Postmenopausal women with early breast cancer who have completed standard adjuvant tamoxifen therapy now have the option of further treatment following the extension to the licence of letrozole (Femara).

After surgery, standard hormonal therapy for postmenopausal women with early breast cancer is tamoxifen, usually for five years. After this, there is no evidence of further benefit and treatment is usually stopped because of increased risk of endometrial cancer, pulmonary embolism and stroke. About a third of patients who are oestrogen-receptor positive experience recurrence and over half of these occur after treatment is stopped.

Now these women can switch to the aromatase inhibitor letrozole, which can be taken for up to three years and has been shown to reduce recurrence.

The trial supporting this (the MA-17 study) showed that letrozole after standard tamoxifen therapy reduces recurrence by 42 per cent (P=0.00004) and reduces distant metastases by 39 per cent (P=0.003) (PJ, 18 October 2003, p536). An increased risk of osteoporosis was recorded, although with no higher risk of fractures than with placebo. Letrozole costs £83.16 per patient per month.
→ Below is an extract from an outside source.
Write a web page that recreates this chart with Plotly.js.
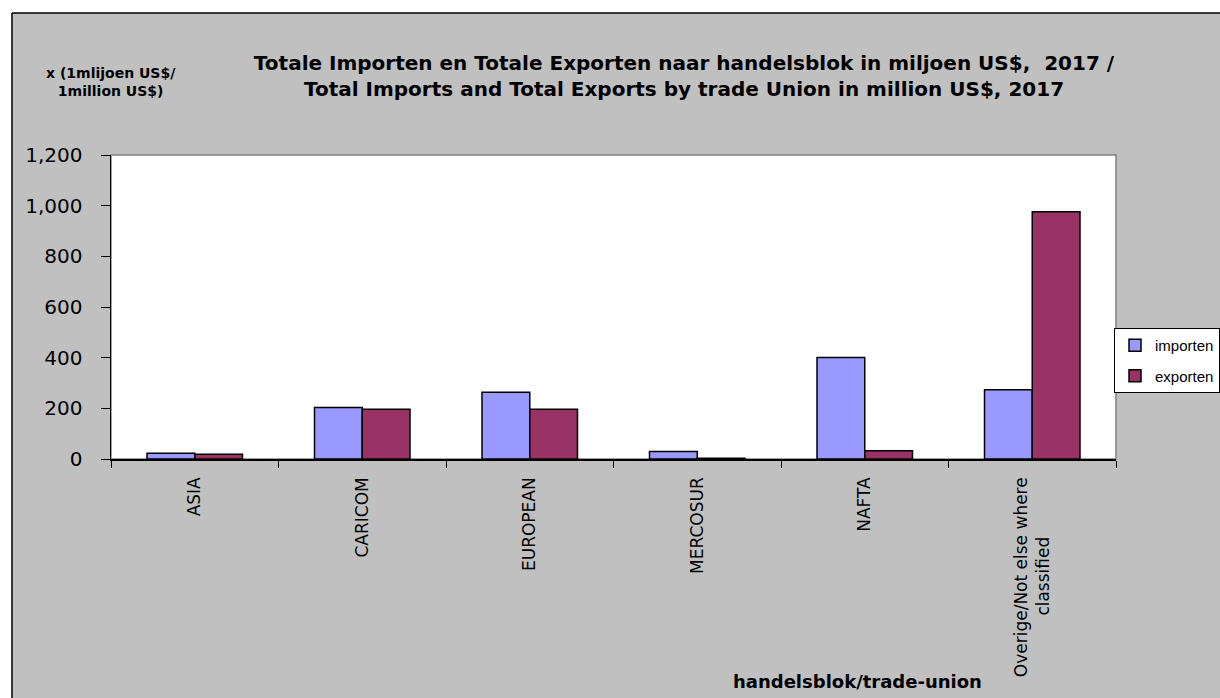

Letrozole is also licensed for the first-line treatment of advanced breast cancer in postmenopausal women who are oestrogen receptor positive or unknown, in women with advanced breast cancer with disease progression after anti-oestrogen therapy, and as preoperative therapy. The Breast International Group in collaboration with Novartis Oncology is currently conducting a study to assess whether letrozole is more effective than tamoxifen in the treatment of early cancer after surgery. Preliminary results are expected by the end of the year.